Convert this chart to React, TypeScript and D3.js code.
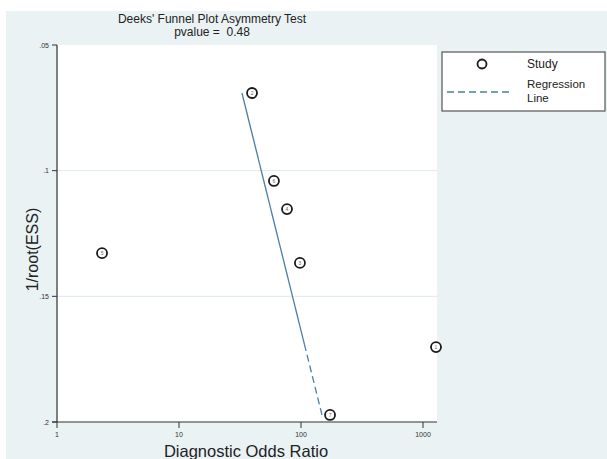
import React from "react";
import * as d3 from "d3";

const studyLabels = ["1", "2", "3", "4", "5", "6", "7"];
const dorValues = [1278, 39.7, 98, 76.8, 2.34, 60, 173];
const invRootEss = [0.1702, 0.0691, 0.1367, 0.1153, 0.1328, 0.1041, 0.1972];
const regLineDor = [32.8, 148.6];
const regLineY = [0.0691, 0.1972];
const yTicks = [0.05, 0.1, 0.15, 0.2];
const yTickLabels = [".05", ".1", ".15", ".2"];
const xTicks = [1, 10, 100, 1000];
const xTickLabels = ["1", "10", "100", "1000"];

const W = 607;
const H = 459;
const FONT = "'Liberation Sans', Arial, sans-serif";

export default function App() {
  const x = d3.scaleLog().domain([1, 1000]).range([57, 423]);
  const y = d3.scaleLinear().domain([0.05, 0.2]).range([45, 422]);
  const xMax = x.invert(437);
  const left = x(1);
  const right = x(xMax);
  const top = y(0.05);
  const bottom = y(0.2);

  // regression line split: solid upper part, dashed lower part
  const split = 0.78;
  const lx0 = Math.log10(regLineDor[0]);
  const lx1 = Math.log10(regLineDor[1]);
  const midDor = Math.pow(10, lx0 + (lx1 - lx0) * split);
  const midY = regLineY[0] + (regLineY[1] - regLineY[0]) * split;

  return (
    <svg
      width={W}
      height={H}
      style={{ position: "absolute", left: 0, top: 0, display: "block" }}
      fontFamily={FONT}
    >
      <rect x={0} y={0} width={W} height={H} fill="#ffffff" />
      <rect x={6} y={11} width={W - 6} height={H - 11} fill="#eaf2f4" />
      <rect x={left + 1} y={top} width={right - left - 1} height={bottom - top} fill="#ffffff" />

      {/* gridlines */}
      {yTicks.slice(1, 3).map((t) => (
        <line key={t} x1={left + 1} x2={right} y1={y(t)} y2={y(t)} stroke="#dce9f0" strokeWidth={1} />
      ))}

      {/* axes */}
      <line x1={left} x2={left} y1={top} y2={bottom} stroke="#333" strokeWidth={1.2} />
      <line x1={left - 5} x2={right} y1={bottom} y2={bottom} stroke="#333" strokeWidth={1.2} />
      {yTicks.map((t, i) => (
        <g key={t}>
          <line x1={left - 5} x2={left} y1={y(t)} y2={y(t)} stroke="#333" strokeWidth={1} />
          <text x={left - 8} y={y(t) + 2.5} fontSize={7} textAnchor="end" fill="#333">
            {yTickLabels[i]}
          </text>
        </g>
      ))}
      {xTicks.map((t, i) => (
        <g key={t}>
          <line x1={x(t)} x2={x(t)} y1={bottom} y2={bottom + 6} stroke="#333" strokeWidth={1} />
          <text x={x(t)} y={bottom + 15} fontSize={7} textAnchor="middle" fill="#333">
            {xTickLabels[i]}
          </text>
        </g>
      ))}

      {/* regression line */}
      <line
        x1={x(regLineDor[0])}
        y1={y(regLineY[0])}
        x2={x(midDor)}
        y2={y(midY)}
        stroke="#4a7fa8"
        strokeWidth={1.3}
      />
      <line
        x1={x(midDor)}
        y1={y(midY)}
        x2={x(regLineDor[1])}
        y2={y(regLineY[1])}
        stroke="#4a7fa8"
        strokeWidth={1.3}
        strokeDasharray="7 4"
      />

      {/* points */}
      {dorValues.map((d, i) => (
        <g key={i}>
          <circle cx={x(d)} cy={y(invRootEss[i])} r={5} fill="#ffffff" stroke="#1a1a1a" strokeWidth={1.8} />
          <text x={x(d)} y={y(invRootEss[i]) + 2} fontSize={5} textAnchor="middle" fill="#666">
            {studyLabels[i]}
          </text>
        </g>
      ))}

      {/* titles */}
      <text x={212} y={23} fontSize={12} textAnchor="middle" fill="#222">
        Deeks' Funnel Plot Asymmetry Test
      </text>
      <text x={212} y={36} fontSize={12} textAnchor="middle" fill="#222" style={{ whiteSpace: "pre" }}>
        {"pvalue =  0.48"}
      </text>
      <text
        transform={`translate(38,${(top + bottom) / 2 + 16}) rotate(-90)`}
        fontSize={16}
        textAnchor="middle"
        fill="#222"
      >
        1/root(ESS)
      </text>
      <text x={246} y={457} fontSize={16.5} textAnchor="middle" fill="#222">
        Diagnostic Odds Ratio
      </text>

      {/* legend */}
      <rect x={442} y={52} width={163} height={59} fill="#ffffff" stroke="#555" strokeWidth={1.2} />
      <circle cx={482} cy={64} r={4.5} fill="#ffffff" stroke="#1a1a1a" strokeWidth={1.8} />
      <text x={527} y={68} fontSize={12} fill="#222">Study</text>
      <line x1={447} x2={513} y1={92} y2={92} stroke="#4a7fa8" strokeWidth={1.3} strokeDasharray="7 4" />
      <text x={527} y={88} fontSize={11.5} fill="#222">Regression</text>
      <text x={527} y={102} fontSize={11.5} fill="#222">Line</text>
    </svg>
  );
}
###
- _Your instructions_
Output exactly the span of lines from the top of the listing through the line holding "import * as", and leave every picture out.

- _Exercise answer_
Convert this chart to React, TypeScript and D3.js code.
import React from "react";
import * as d3 from "d3";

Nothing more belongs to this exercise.